Return only those lines from the line containing "Recreate this image" to the line containing "president_ticks = [0, 2, 4, 6, 8, 10]", both included, and please omit the pictures.

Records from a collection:
━━━

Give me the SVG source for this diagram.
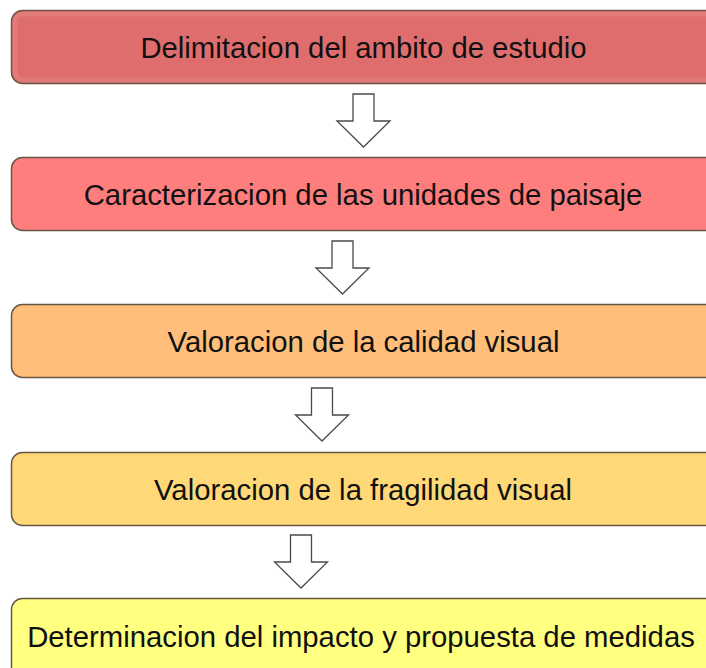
<svg xmlns="http://www.w3.org/2000/svg" xmlns:xlink="http://www.w3.org/1999/xlink" width="706" height="668" viewBox="0 0 706 668">
<style>
.box{stroke:#6a5646;stroke-width:1.5}
.inner{fill:none;stroke:#ffffff;stroke-opacity:0.09;stroke-width:5}
.lbl{font-family:"Liberation Sans",Arial,sans-serif;font-size:29.3px;fill:#111;text-anchor:middle}
.arr{fill:#fff;stroke:#4a4a4a;stroke-width:1.3;stroke-linejoin:miter}
</style>
<defs>
<path id="arrow" class="arr" d="M-10.5,0 h21 v27 h16 L0,53 L-26.5,27 h16 z"/>
</defs>
<rect width="706" height="668" fill="#ffffff"/>
<g id="connectors">
<use xlink:href="#arrow" transform="translate(363.5,94)"/>
<use xlink:href="#arrow" transform="translate(342.5,241)"/>
<use xlink:href="#arrow" transform="translate(322,388)"/>
<use xlink:href="#arrow" transform="translate(301,535)"/>
</g>
<g id="n1">
<rect class="box" x="11.5" y="10.5" width="710" height="73" rx="11" fill="#e06d6d"/>
<rect class="inner" x="15" y="14" width="703" height="66" rx="8"/>
<text class="lbl" x="363.5" y="57.5">Delimitacion del ambito de estudio</text>
</g>
<g id="n2">
<rect class="box" x="11.5" y="157.5" width="710" height="73" rx="11" fill="#fe7e7e"/>
<text class="lbl" x="363" y="204.5">Caracterizacion de las unidades de paisaje</text>
</g>
<g id="n3">
<rect class="box" x="11.5" y="304.5" width="710" height="73" rx="11" fill="#ffbe7a"/>
<text class="lbl" x="363.5" y="351.5">Valoracion de la calidad visual</text>
</g>
<g id="n4">
<rect class="box" x="11.5" y="452.5" width="710" height="73" rx="11" fill="#ffd978"/>
<text class="lbl" x="363" y="499.5">Valoracion de la fragilidad visual</text>
</g>
<g id="n5">
<rect class="box" x="11.5" y="598.5" width="710" height="80" rx="11" fill="#ffff80"/>
<text class="lbl" x="361" y="646.5">Determinacion del impacto y propuesta de medidas</text>
</g>
</svg>
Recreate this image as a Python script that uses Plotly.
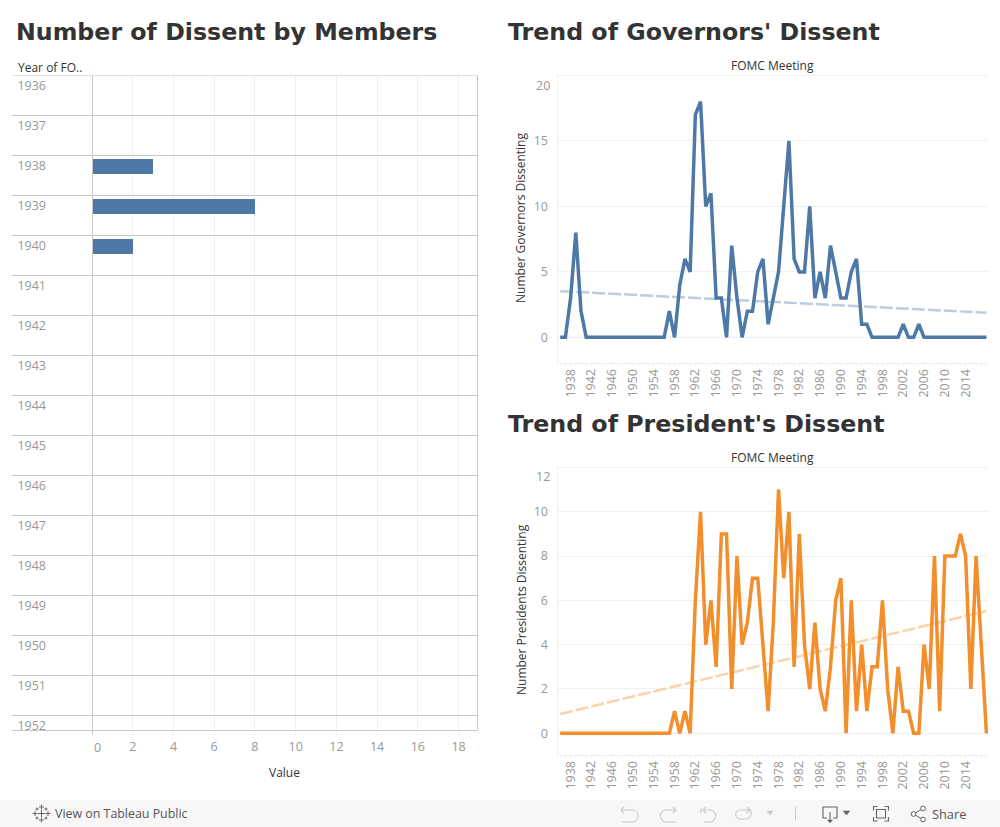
import plotly.graph_objects as go

# ---------- data ----------
bar_years = list(range(1936, 1953))
bar_values = [0, 0, 3, 8, 2, 0, 0, 0, 0, 0, 0, 0, 0, 0, 0, 0, 0]
value_ticks = [2, 4, 6, 8, 10, 12, 14, 16, 18]

years = list(range(1936, 2019))
governors = [0, 0, 3, 8, 2, 0, 0, 0, 0, 0, 0, 0, 0, 0, 0, 0, 0, 0, 0, 0, 0,
             2, 0, 4, 6, 5, 17, 18, 10, 11, 3, 3, 0, 7, 3, 0, 2, 2, 5, 6, 1, 3, 5, 10, 15,
             6, 5, 5, 10, 3, 5, 3, 7, 5, 3, 3, 5, 6, 1, 1, 0, 0, 0, 0, 0, 0,
             1, 0, 0, 1, 0, 0, 0, 0, 0, 0, 0, 0, 0, 0, 0, 0, 0]
presidents = [0, 0, 0, 0, 0, 0, 0, 0, 0, 0, 0, 0, 0, 0, 0, 0, 0, 0, 0, 0, 0, 0,
              1, 0, 1, 0, 6, 10, 4, 6, 3, 9, 9, 2, 8, 4, 5, 7, 7, 4, 1, 5, 11, 7, 10,
              3, 9, 4, 2, 5, 2, 1, 3, 6, 7, 0, 6, 1, 4, 1, 3, 3, 6, 2, 0,
              3, 1, 1, 0, 0, 4, 2, 8, 1, 8, 8, 8, 9, 8, 2, 8, 4, 0]
trend_years = [1936, 2018]
governors_trend = [3.53, 1.88]
presidents_trend = [0.87, 5.52]
year_ticks = list(range(1938, 2015, 4))
governor_ticks = [0, 5, 10, 15]
president_ticks = [0, 2, 4, 6, 8, 10]

# ---------- style ----------
W, H = 1000, 827
BLUE, ORANGE = "#4e79a7", "#f28e2b"
LIGHT_BLUE, LIGHT_ORANGE = "#bccde0", "#fbd2aa"
GRID, RULE = "#f0f0f0", "#c8c8c8"
TICK, DARK = "#989898", "#333333"
FONT = "Open Sans"
HEAD = "DejaVu Sans"


def X(p):
    return p / W


def Y(p):
    return 1 - p / H


def P(*items):
    """Build a paper-space path from pixel positions."""
    out = []
    for it in items:
        if isinstance(it, str):
            out.append(it)
        else:
            out.append(f"{X(it[0]):.5f} {Y(it[1]):.5f}")
    return " ".join(out)


fig = go.Figure()
annotations, shapes = [], []


def text(s, x, y, size=12, color=DARK, anchor="left", family=FONT, angle=0, bold=False):
    annotations.append(dict(
        text=f"<b>{s}</b>" if bold else s, x=X(x), y=Y(y), xref="paper", yref="paper",
        xanchor=anchor, yanchor="middle", showarrow=False, textangle=angle,
        font=dict(size=size, color=color, family=family), borderpad=0, borderwidth=0))


def pline(x0, y0, x1, y1, color=RULE, width=1, layer="above"):
    shapes.append(dict(type="line", xref="paper", yref="paper", x0=X(x0), y0=Y(y0), x1=X(x1), y1=Y(y1),
                       line=dict(color=color, width=width), layer=layer))


def ppath(d, color="#8a8a8a", width=1.1, fill=None):
    shapes.append(dict(type="path", xref="paper", yref="paper", path=d,
                       line=dict(color=color, width=width),
                       fillcolor=fill if fill else "rgba(0,0,0,0)", layer="above"))


# ---------- marks ----------
fig.add_trace(go.Bar(x=bar_values, y=bar_years, orientation="h", width=0.375,
                     marker=dict(color=BLUE, line=dict(width=0)), xaxis="x", yaxis="y"))

for ax, vals, col, tr, trc in [("2", governors, BLUE, governors_trend, LIGHT_BLUE),
                               ("3", presidents, ORANGE, presidents_trend, LIGHT_ORANGE)]:
    fig.add_trace(go.Scatter(x=trend_years, y=tr, mode="lines", xaxis="x" + ax, yaxis="y" + ax,
                             line=dict(color=trc, width=2.5, dash="13px,3px")))
    fig.add_trace(go.Scatter(x=years, y=vals, mode="lines", xaxis="x" + ax, yaxis="y" + ax,
                             line=dict(color=col, width=3.5, shape="linear")))
    shapes.append(dict(type="line", xref=f"x{ax} domain", yref=f"y{ax}", x0=0, x1=1, y0=0, y1=0,
                       line=dict(color="#b0b0b0", width=1, dash="1px,3px"), layer="below"))

# ---------- left chart furniture ----------
L, R, T, B = 92.5, 477.5, 75.5, 730.5
for yr in bar_years:
    shapes.append(dict(type="line", xref="paper", yref="y", x0=X(12), x1=X(R), y0=yr - 0.25, y1=yr - 0.25,
                       line=dict(color=RULE, width=1), layer="above"))
pline(12, B, R, B)
pline(L, T, L, B + 4)
pline(R, T, R, B)

# ---------- text ----------
text("Number of Dissent by Members", 16, 32, 23.7, DARK, family=HEAD, bold=True)
text("Trend of Governors' Dissent", 508, 32, 23.7, DARK, family=HEAD, bold=True)
text("Trend of President's Dissent", 508, 424, 23.7, DARK, family=HEAD, bold=True)
text("Year of FO..", 18, 67, 12, DARK)
text("Value", 284, 772, 12, DARK, anchor="center")
text("0", 97, 747, 12.5, TICK, anchor="center")
text("FOMC Meeting", 772, 66, 12, DARK, anchor="center")
text("FOMC Meeting", 772, 458, 12, DARK, anchor="center")
text("Number Governors Dissenting", 521, 218, 12, DARK, anchor="center", angle=-90)
text("Number Presidents Dissenting", 521, 610, 12, DARK, anchor="center", angle=-90)
text("20", 550, 85, 12.5, TICK, anchor="right")
text("12", 550, 476, 12.5, TICK, anchor="right")

# ---------- footer ----------
shapes.append(dict(type="rect", xref="paper", yref="paper", x0=0, x1=1, y0=Y(827), y1=Y(800),
                   fillcolor="#f7f7f7", line=dict(width=0), layer="below"))
text("View on Tableau Public", 55, 813.5, 12.4, "#555555")
text("Share", 932, 813.5, 12.8, "#555555")

# tableau logo
c = (41.5, 813.5)
for dx, dy, r in [(0, 0, 3.5), (0, -6.5, 2.5), (0, 6.5, 2.5), (-6.5, 0, 2.5), (6.5, 0, 2.5),
                  (-4.5, -4.5, 1.5), (4.5, -4.5, 1.5), (-4.5, 4.5, 1.5), (4.5, 4.5, 1.5)]:
    pline(c[0] + dx - r, c[1] + dy, c[0] + dx + r, c[1] + dy, "#666666", 1)
    pline(c[0] + dx, c[1] + dy - r, c[0] + dx, c[1] + dy + r, "#666666", 1)

GRAY = "#c9c9c9"
# undo
ppath(P("M", (621, 810), "L", (632, 810), "C", (640, 810), (640, 822), (632, 822), "L", (622, 822)), GRAY)
ppath(P("M", (624, 807), "L", (621, 810), "L", (624, 813)), GRAY)
# redo
ppath(P("M", (676, 810), "L", (667, 810), "C", (658, 810), (658, 822), (667, 822), "L", (676, 822)), GRAY)
ppath(P("M", (673, 807), "L", (676, 810), "L", (673, 813)), GRAY)
# revert
ppath(P("M", (701, 808), "L", (701, 813)), GRAY)
ppath(P("M", (703, 810), "L", (709, 810), "C", (718, 810), (718, 822), (709, 822), "L", (704, 822)), GRAY)
ppath(P("M", (706, 807), "L", (703, 810), "L", (706, 813)), GRAY)
# refresh
ppath(P("M", (750, 810), "L", (741, 810), "C", (734, 810), (734, 819), (741, 819), "L", (746, 819),
        "C", (752, 819), (752, 810), (750, 810)), GRAY)
ppath(P("M", (747, 807), "L", (750, 810), "L", (747, 813)), GRAY)
ppath(P("M", (767, 811), "L", (773, 811), "L", (770, 815), "Z"), GRAY, 0.5, GRAY)
pline(795.5, 807, 795.5, 820, GRAY, 1)
# download
ppath(P("M", (827, 818), "L", (823, 818), "L", (823, 807), "L", (837, 807), "L", (837, 818), "L", (833, 818)), "#666666")
ppath(P("M", (830, 812), "L", (830, 822)), "#666666")
ppath(P("M", (827.5, 820), "L", (830, 823), "L", (832.5, 820), "Z"), "#666666", 0.5, "#666666")
ppath(P("M", (843, 811), "L", (850, 811), "L", (846.5, 815), "Z"), "#666666", 0.5, "#666666")
# fullscreen
for sx, sy in [(873.5, 806.5), (888.5, 806.5), (873.5, 821), (888.5, 821)]:
    dx = 4 if sx < 880 else -4
    dy = 4 if sy < 813 else -4
    ppath(P("M", (sx + dx, sy), "L", (sx, sy), "L", (sx, sy + dy)), "#666666")
ppath(P("M", (876.5, 809.5), "L", (885.5, 809.5), "L", (885.5, 818), "L", (876.5, 818), "Z"), "#666666")
# share
for cx, cy in [(913.5, 814), (923, 808.5), (923, 819.5)]:
    shapes.append(dict(type="circle", xref="paper", yref="paper", x0=X(cx - 2.4), x1=X(cx + 2.4),
                       y0=Y(cy + 2.4), y1=Y(cy - 2.4), line=dict(color="#666666", width=1), layer="above"))
pline(915.6, 812.8, 920.9, 809.7, "#666666", 1)
pline(915.6, 815.2, 920.9, 818.3, "#666666", 1)

# ---------- axes ----------
tickfont = dict(family=FONT, size=12.5, color=TICK)


def line_x():
    return dict(domain=[X(557.5), X(988)], range=[1935.48, 2018.3], tickmode="array", tickvals=year_ticks,
                tickangle=-90, tickfont=tickfont, showgrid=False, zeroline=False, showline=True, mirror=True,
                linecolor=GRID, linewidth=1, ticks="outside", ticklen=3, tickcolor=GRID, ticklabelstandoff=-3,
                minor=dict(dtick=1, tick0=1936, ticks="outside", ticklen=2, tickcolor=GRID, showgrid=False))


def line_y(t, b, rng, vals, anchor):
    return dict(domain=[Y(b), Y(t)], range=rng, tickmode="array", tickvals=vals, tickfont=tickfont,
                showgrid=True, gridcolor=GRID, gridwidth=1, zeroline=False, showline=True, linecolor=GRID,
                linewidth=1, ticks="", ticklabelstandoff=6, anchor=anchor)


fig.update_layout(
    width=W, height=H, autosize=False, margin=dict(l=0, r=0, t=0, b=0, pad=0, autoexpand=False), showlegend=False,
    paper_bgcolor="white", plot_bgcolor="white", bargap=0, font=dict(family=FONT),
    annotations=annotations, shapes=shapes,
    xaxis=dict(domain=[X(92), X(R)], range=[0, 18.93], tickmode="array", tickvals=value_ticks, tickfont=tickfont,
               showgrid=True, gridcolor=GRID, zeroline=False, showline=False, ticks="outside", ticklen=4,
               tickcolor=GRID, anchor="y"),
    yaxis=dict(domain=[Y(B), Y(T)], range=[1952.125, 1935.75], tickmode="array", tickvals=bar_years,
               tickfont=tickfont, showgrid=False, zeroline=False, showline=False, ticks="",
               ticklabelstandoff=45, anchor="x"),
    xaxis2=dict(line_x(), anchor="y2"),
    yaxis2=line_y(75.5, 363, [-1.96, 20], governor_ticks, "x2"),
    xaxis3=dict(line_x(), anchor="y3"),
    yaxis3=line_y(467.5, 755, [-0.98, 12], president_ticks, "x3"),
)

fig.write_html("out.html", config={"displayModeBar": False},
               post_script="document.body.style.margin='0';document.body.style.overflow='hidden';")
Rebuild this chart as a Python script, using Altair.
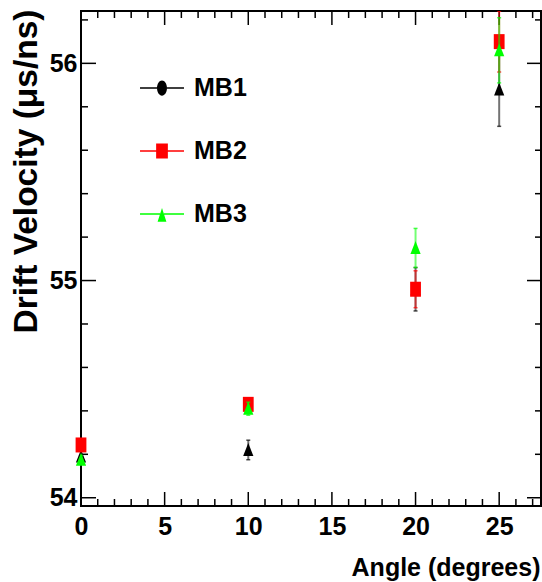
import altair as alt
import pandas as pd

# ---------------- data ----------------
series = ["MB1", "MB2", "MB3"]
angles = [0, 10, 20, 25]
mb1_vals = [54.19, 54.22, 54.96, 55.88]
mb1_errs = [0.03, 0.045, 0.10, 0.17]
mb2_vals = [54.243, 54.43, 54.96, 56.10]
mb2_errs = [0.02, 0.02, 0.085, 0.14]
mb3_vals = [54.175, 54.41, 55.15, 56.06]
mb3_errs = [0.02, 0.03, 0.09, 0.15]

x_major = [0, 5, 10, 15, 20, 25]
x_minor = [v for v in range(1, 28) if v % 5]
y_major = [54, 55, 56]
y_minor = [54.2, 54.4, 54.6, 54.8, 55.2, 55.4, 55.6, 55.8, 56.2]

rows = []
for s, vals, errs in zip(series, [mb1_vals, mb2_vals, mb3_vals], [mb1_errs, mb2_errs, mb3_errs]):
    for a, v, e in zip(angles, vals, errs):
        rows.append({"series": s, "angle": a, "v": v, "lo": v - e, "hi": v + e})
df = pd.DataFrame(rows)

# ---------------- styles ----------------
W, H = 460, 495
FONT = "Liberation Sans, Arial, Helvetica, sans-serif"
colors = ["#000000", "#ff0000", "#00ff00"]

xs = alt.Scale(domain=[0, 27.5], nice=False, zero=False)
ys = alt.Scale(domain=[53.962, 56.241], nice=False, zero=False)
cs = alt.Scale(domain=series, range=colors)

xaxis = alt.Axis(values=x_major, ticks=False, domain=False, grid=False,
                 labelFont=FONT, labelFontSize=25, labelFontWeight="bold",
                 labelColor="black", labelPadding=8, labelFlush=False, format="d",
                 title="Angle (degrees)", titleFont=FONT, titleFontSize=25,
                 titleFontWeight="bold", titleColor="black", titleX=459, titleY=69,
                 titleAlign="right", titleBaseline="alphabetic", titleAngle=0)
yaxis = alt.Axis(values=y_major, ticks=False, domain=False, grid=False,
                 labelFont=FONT, labelFontSize=25, labelFontWeight="bold",
                 labelColor="black", labelPadding=4, labelFlush=False, format="d",
                 title="Drift Velocity (\u03bcs/ns)", titleFont=FONT, titleFontSize=33.5,
                 titleFontWeight="bold", titleColor="black", titleAngle=270,
                 titleAlign="right", titleBaseline="alphabetic", titleX=-45, titleY=-2)

TRI = "M0,-1.15L0.85,1.0L-0.85,1.0Z"
SQ = "M-0.9,-1.25H0.9V1.25H-0.9Z"
marker_path = {"MB1": TRI, "MB2": SQ, "MB3": TRI}

LEG_PATHS = [
    "M-1.5,-0.045H-0.34V0.045H-1.5Z M0.34,-0.045H1.5V0.045H0.34Z "
    "M0.34,0A0.34,0.52 0 1,1 -0.34,0A0.34,0.52 0 1,1 0.34,0Z",
    "M-1.5,-0.045H-0.4V0.045H-1.5Z M0.4,-0.045H1.5V0.045H0.4Z "
    "M-0.4,-0.51H0.4V0.51H-0.4Z",
    "M-1.5,-0.045H-0.13V0.045H-1.5Z M0.13,-0.045H1.5V0.045H0.13Z "
    "M0,-0.41L0.3,0.52L-0.3,0.52Z",
]

leg = alt.Legend(orient="none", legendX=66, legendY=62, title=None,
                 labelFont=FONT, labelFontSize=25, labelFontWeight="bold",
                 labelColor="black", rowPadding=35, labelOffset=17, padding=0,
                 symbolOpacity=1, symbolSize=860, symbolStrokeWidth=0)

X = lambda f: alt.X(f, scale=xs, axis=xaxis)
Y = lambda f: alt.Y(f, scale=ys, axis=yaxis)
COL = alt.Color("series:N", scale=cs, legend=leg)

layers = []

# ticks (inside the frame, on all four sides)
def xticks(vals, length):
    d = pd.DataFrame({"t": vals})
    b = alt.Chart(d).mark_rule(color="black", strokeWidth=1.5)
    return [
        b.encode(x=X("t:Q"), y=alt.value(H), y2=alt.value(H - length)),
        b.encode(x=X("t:Q"), y=alt.value(0), y2=alt.value(length)),
    ]

def yticks(vals, length):
    d = pd.DataFrame({"t": vals})
    b = alt.Chart(d).mark_rule(color="black", strokeWidth=1.5)
    return [
        b.encode(y=Y("t:Q"), x=alt.value(0), x2=alt.value(length)),
        b.encode(y=Y("t:Q"), x=alt.value(W), x2=alt.value(W - length + 1)),
    ]

layers += xticks(x_major, 14) + xticks(x_minor, 7) + yticks(y_major, 15) + yticks(y_minor, 7)

# legend layer (invisible marks; provides the legend symbols)
layers.append(
    alt.Chart(df).mark_point(filled=True, opacity=0, size=860).encode(
        x=X("angle:Q"), y=Y("v:Q"),
        color=COL,
        shape=alt.Shape("series:N", scale=alt.Scale(domain=series, range=LEG_PATHS), legend=leg),
    )
)

# data series
for s in series:
    b = alt.Chart(df).transform_filter(alt.datum.series == s)
    layers.append(b.mark_rule(strokeWidth=2, opacity=0.55, clip=True).encode(
        x=X("angle:Q"), y=Y("lo:Q"), y2="hi:Q", color=COL))
    for f in ["lo:Q", "hi:Q"]:
        layers.append(b.mark_tick(orient="horizontal", size=4, thickness=1.5, clip=True).encode(
            x=X("angle:Q"), y=Y(f), color=COL))
    layers.append(b.mark_point(filled=True, opacity=1, size=144, shape=marker_path[s]).encode(
        x=X("angle:Q"), y=Y("v:Q"), color=COL))

chart = alt.layer(*layers).properties(
    width=W, height=H,
    padding={"left": 81, "top": 11, "right": 1, "bottom": 76},
    autosize=alt.AutoSizeParams(type="none"),
    background="white",
).configure_view(stroke="black", strokeWidth=2)

chart.save("out.html", embed_options={"renderer": "svg", "actions": False})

━━━

### Output of the exercise
Recreate this image as a Python script that uses Plotly.
import plotly.graph_objects as go

# ---------- data ----------
bar_years = list(range(1936, 1953))
bar_values = [0, 0, 3, 8, 2, 0, 0, 0, 0, 0, 0, 0, 0, 0, 0, 0, 0]
value_ticks = [2, 4, 6, 8, 10, 12, 14, 16, 18]

years = list(range(1936, 2019))
governors = [0, 0, 3, 8, 2, 0, 0, 0, 0, 0, 0, 0, 0, 0, 0, 0, 0, 0, 0, 0, 0,
             2, 0, 4, 6, 5, 17, 18, 10, 11, 3, 3, 0, 7, 3, 0, 2, 2, 5, 6, 1, 3, 5, 10, 15,
             6, 5, 5, 10, 3, 5, 3, 7, 5, 3, 3, 5, 6, 1, 1, 0, 0, 0, 0, 0, 0,
             1, 0, 0, 1, 0, 0, 0, 0, 0, 0, 0, 0, 0, 0, 0, 0, 0]
presidents = [0, 0, 0, 0, 0, 0, 0, 0, 0, 0, 0, 0, 0, 0, 0, 0, 0, 0, 0, 0, 0, 0,
              1, 0, 1, 0, 6, 10, 4, 6, 3, 9, 9, 2, 8, 4, 5, 7, 7, 4, 1, 5, 11, 7, 10,
              3, 9, 4, 2, 5, 2, 1, 3, 6, 7, 0, 6, 1, 4, 1, 3, 3, 6, 2, 0,
              3, 1, 1, 0, 0, 4, 2, 8, 1, 8, 8, 8, 9, 8, 2, 8, 4, 0]
trend_years = [1936, 2018]
governors_trend = [3.53, 1.88]
presidents_trend = [0.87, 5.52]
year_ticks = list(range(1938, 2015, 4))
governor_ticks = [0, 5, 10, 15]
president_ticks = [0, 2, 4, 6, 8, 10]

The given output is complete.